No harm to appellant resulted from the asking of the question and these bills show no reversible error.

The remaining bill relates to the argument of the County Attorney wherein he said "Gentlemen, we have got to put a stop to these bootleggers in this County."

Under the facts we are unable to agree that the complained of remarks were of a nature calling for reversal.

The physical handicap which appellant suffers is one which deserves sympathy. It is unfortunate that one so afflicted sometimes feels that the law should not be enforced against him because of his physical handicap.

We cannot permit our sympathy for the accused to enter into our disposition of his appeal in which we find no reversible error.

The judgment is affirmed.

On Appellant's Motion for Rehearing

Our attention is for the first time called to the fact that the evidence does not show that the home of appellant, where the whisky was seen by the officers, was in Hunt County, the dry area alleged in the complaint and information.

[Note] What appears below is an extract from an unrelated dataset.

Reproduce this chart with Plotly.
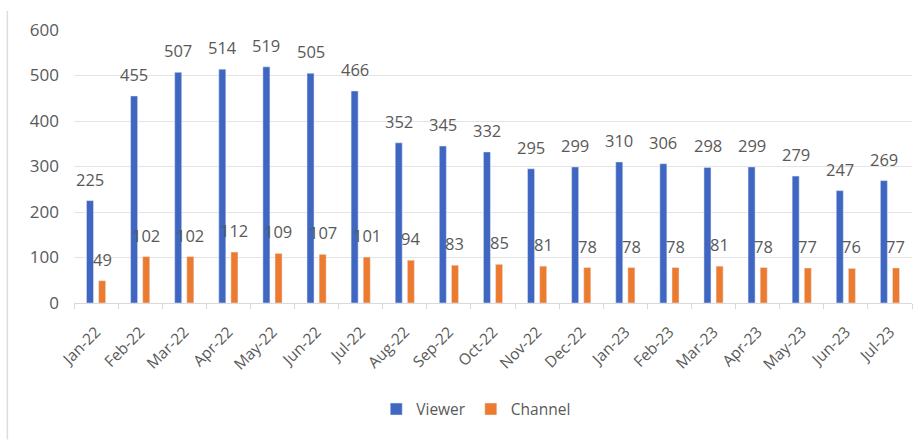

The statement of facts purports to contain a true and correct statement of all of the evidence adduced on the trial and is agreed to by counsel and approved by the trial court.

The city mentioned in the statement of facts is not the county seat of Hunt County and we are not permitted to take judicial notice that it is in said county. The statement in our original opinion to the effect that appellant resided in Hunt County is therefore not supported by the record.

The state having failed to prove that the whisky was possessed in Hunt County, as alleged in the complaint and information, requires that the conviction be reversed. Sims v. State, Tex.Cr.App., 247 S.W.2d 1022; Yarbrough v. State, Tex. Cr.App., 263 S.W.2d 557.

Appellant's motion for rehearing is granted, the order of affirmance is set aside and the judgment is now reversed and the cause remanded.